Lauren stared at him for a moment. “Are you going to be okay?”
The sound of something being broken, hard, explosively, echoed into the night, followed by the roar of a big gun. “I doubt it,” Duncan said, a little tension creeping into his voice. “But there’s not going to be a hell of a lot you can do for me either way, so focus on the human element, will you?”
“I’ll—” She didn’t get to finish her sentence before the house behind her exploded in a blast of fire that knocked her right to the ground.
*
Brian saw the second house go up in a blaze of goddamned glory, and his comment about fucking disaster movie porn shot to the front of his mind. “This is the sort of shit Devlin and Emmerich have wet dreams about,” he muttered as his father steered to the end of the street. They’d passed the cops and flashing lights a couple streets ago, but kept going.
“Still don’t know what you’re talking about,” his father said, throwing the car into park and getting out, raising a little alarm in Brian’s head.
“Whoa, where are you—?” Brian spun his head around, looking out the back window to see his father using the rear tire to step up into the bed.

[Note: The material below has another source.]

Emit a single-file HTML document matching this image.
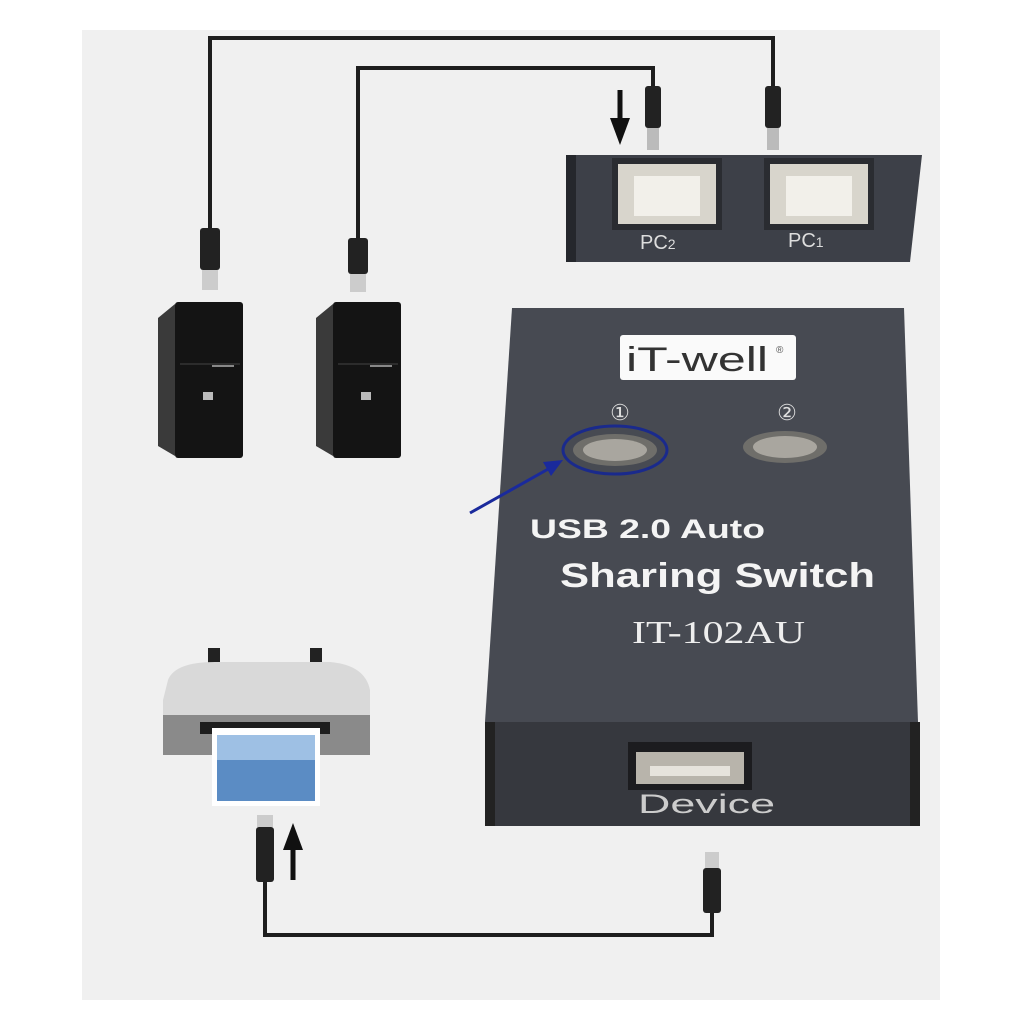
<!DOCTYPE html>
<html><head><meta charset="utf-8"><style>html,body{margin:0;padding:0;background:#fff}svg{display:block}</style></head><body>
<svg width="1024" height="1024" viewBox="0 0 1024 1024" xmlns="http://www.w3.org/2000/svg">
<rect x="82" y="30" width="858" height="970" fill="#f0f0f0"/>
<g fill="none" stroke="#1e1e1e" stroke-width="4">
<path d="M210 228 V38 H773 V90"/>
<path d="M358 240 V68 H653 V90"/>
<path d="M265 880 V935 H712 V905"/>
</g>
<g>
<rect x="645" y="86" width="16" height="42" rx="3" fill="#222"/><rect x="647" y="128" width="12" height="22" fill="#bbb"/>
<rect x="765" y="86" width="16" height="42" rx="3" fill="#222"/><rect x="767" y="128" width="12" height="22" fill="#bbb"/>
<rect x="200" y="228" width="20" height="42" rx="3" fill="#222"/><rect x="202" y="270" width="16" height="20" fill="#ccc"/>
<rect x="348" y="238" width="20" height="36" rx="3" fill="#222"/><rect x="350" y="274" width="16" height="18" fill="#ccc"/>
<rect x="257" y="815" width="16" height="12" fill="#ccc"/><rect x="256" y="827" width="18" height="55" rx="3" fill="#222"/>
<rect x="705" y="852" width="14" height="16" fill="#ccc"/><rect x="703" y="868" width="18" height="45" rx="3" fill="#222"/>
</g>
<path d="M620 90 V125" stroke="#111" stroke-width="5"/><path d="M610 118 L630 118 L620 145 Z" fill="#111"/>
<path d="M293 880 V845" stroke="#111" stroke-width="5"/><path d="M283 850 L303 850 L293 823 Z" fill="#111"/>
<polygon points="566,155 922,155 910,262 570,262" fill="#3d4048"/>
<rect x="566" y="155" width="10" height="107" fill="#25272c"/>
<rect x="612" y="158" width="110" height="72" fill="#2a2c31"/>
<rect x="618" y="164" width="98" height="60" fill="#d8d5cc"/><rect x="634" y="176" width="66" height="40" fill="#f2f0ea"/>
<rect x="764" y="158" width="110" height="72" fill="#2a2c31"/>
<rect x="770" y="164" width="98" height="60" fill="#d8d5cc"/><rect x="786" y="176" width="66" height="40" fill="#f2f0ea"/>
<text x="640" y="249" font-family="Liberation Sans, sans-serif" font-size="20" fill="#ddd">PC<tspan font-size="14">2</tspan></text>
<text x="788" y="247" font-family="Liberation Sans, sans-serif" font-size="20" fill="#ddd">PC<tspan font-size="14">1</tspan></text>
<polygon points="512,308 904,308 918,722 485,722" fill="#474a52"/>
<rect x="485" y="722" width="435" height="104" fill="#36383e"/>
<rect x="485" y="722" width="10" height="104" fill="#222"/><rect x="910" y="722" width="10" height="104" fill="#222"/>
<rect x="620" y="335" width="176" height="45" rx="3" fill="#fafafa"/>
<text x="626" y="371" font-family="Liberation Sans, sans-serif" font-size="34" fill="#333" textLength="142" lengthAdjust="spacingAndGlyphs">iT-well</text>
<text x="776" y="353" font-family="Liberation Sans, sans-serif" font-size="10" fill="#555">®</text>
<text x="620" y="420" font-family="Liberation Serif, serif" font-size="22" fill="#ddd" text-anchor="middle">①</text>
<text x="787" y="420" font-family="Liberation Serif, serif" font-size="22" fill="#ddd" text-anchor="middle">②</text>
<ellipse cx="615" cy="450" rx="42" ry="16" fill="#6f6e6a"/><ellipse cx="615" cy="450" rx="32" ry="11" fill="#a9a69f"/>
<ellipse cx="785" cy="447" rx="42" ry="16" fill="#6f6e6a"/><ellipse cx="785" cy="447" rx="32" ry="11" fill="#a9a69f"/>
<ellipse cx="615" cy="450" rx="52" ry="24" fill="none" stroke="#1a2a8c" stroke-width="3"/>
<path d="M470 513 L550 468" stroke="#1a2a9c" stroke-width="3"/><path d="M563 460 L543 462 L551 476 Z" fill="#1a2a9c"/>
<text x="530" y="538" font-family="Liberation Sans, sans-serif" font-weight="bold" font-size="27" fill="#f4f4f4" textLength="235" lengthAdjust="spacingAndGlyphs">USB 2.0 Auto</text>
<text x="560" y="587" font-family="Liberation Sans, sans-serif" font-weight="bold" font-size="34" fill="#f4f4f4" textLength="315" lengthAdjust="spacingAndGlyphs">Sharing Switch</text>
<text x="632" y="643" font-family="Liberation Serif, serif" font-size="32" fill="#eee" textLength="173" lengthAdjust="spacingAndGlyphs">IT-102AU</text>
<rect x="628" y="742" width="124" height="48" fill="#1c1c1f"/>
<rect x="636" y="752" width="108" height="32" fill="#b8b4ab"/><rect x="650" y="766" width="80" height="10" fill="#e6e3dc"/>
<text x="638" y="813" font-family="Liberation Sans, sans-serif" font-size="27" fill="#ccc" textLength="137" lengthAdjust="spacingAndGlyphs">Device</text>
<g>
<polygon points="158,318 175,304 175,456 158,446" fill="#3a3a3a"/>
<rect x="175" y="302" width="68" height="156" rx="3" fill="#141414"/>
<line x1="180" y1="364" x2="240" y2="364" stroke="#444"/><rect x="212" y="365" width="22" height="2" fill="#888"/>
<rect x="203" y="392" width="10" height="8" fill="#bbb"/>
<polygon points="316,318 333,304 333,456 316,446" fill="#3a3a3a"/>
<rect x="333" y="302" width="68" height="156" rx="3" fill="#141414"/>
<line x1="338" y1="364" x2="398" y2="364" stroke="#444"/><rect x="370" y="365" width="22" height="2" fill="#888"/>
<rect x="361" y="392" width="10" height="8" fill="#bbb"/>
</g>
<g>
<rect x="208" y="648" width="12" height="18" fill="#222"/><rect x="310" y="648" width="12" height="18" fill="#222"/>
<path d="M168 680 Q175 662 215 662 L330 662 Q365 665 370 690 L370 755 L163 755 L163 700 Z" fill="#d9d9d9"/>
<rect x="163" y="715" width="207" height="40" fill="#8a8a8a"/>
<rect x="200" y="722" width="130" height="12" fill="#1d1d1d"/>
<rect x="212" y="728" width="108" height="78" fill="#fff"/>
<rect x="217" y="735" width="98" height="66" fill="#5b8cc4"/>
<rect x="217" y="735" width="98" height="25" fill="#9ec0e4"/>
</g>
</svg>
</body></html>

He threw aside the tarp that Brian had hidden under only last night—God, it was like a million years ago already—and opened up his gun case, drawing out his rifle and sitting down with his back against the wheel well.
Brian watched wordlessly as his father put the magazine into the rifle and racked a round into the chamber. It was a smooth weapon, military-like, but Brian didn’t have a fucking clue what kind it was. It looked like a sleeker version of something old. His father sat with his legs spread, using his knee as a balance, looking down the scope to the street.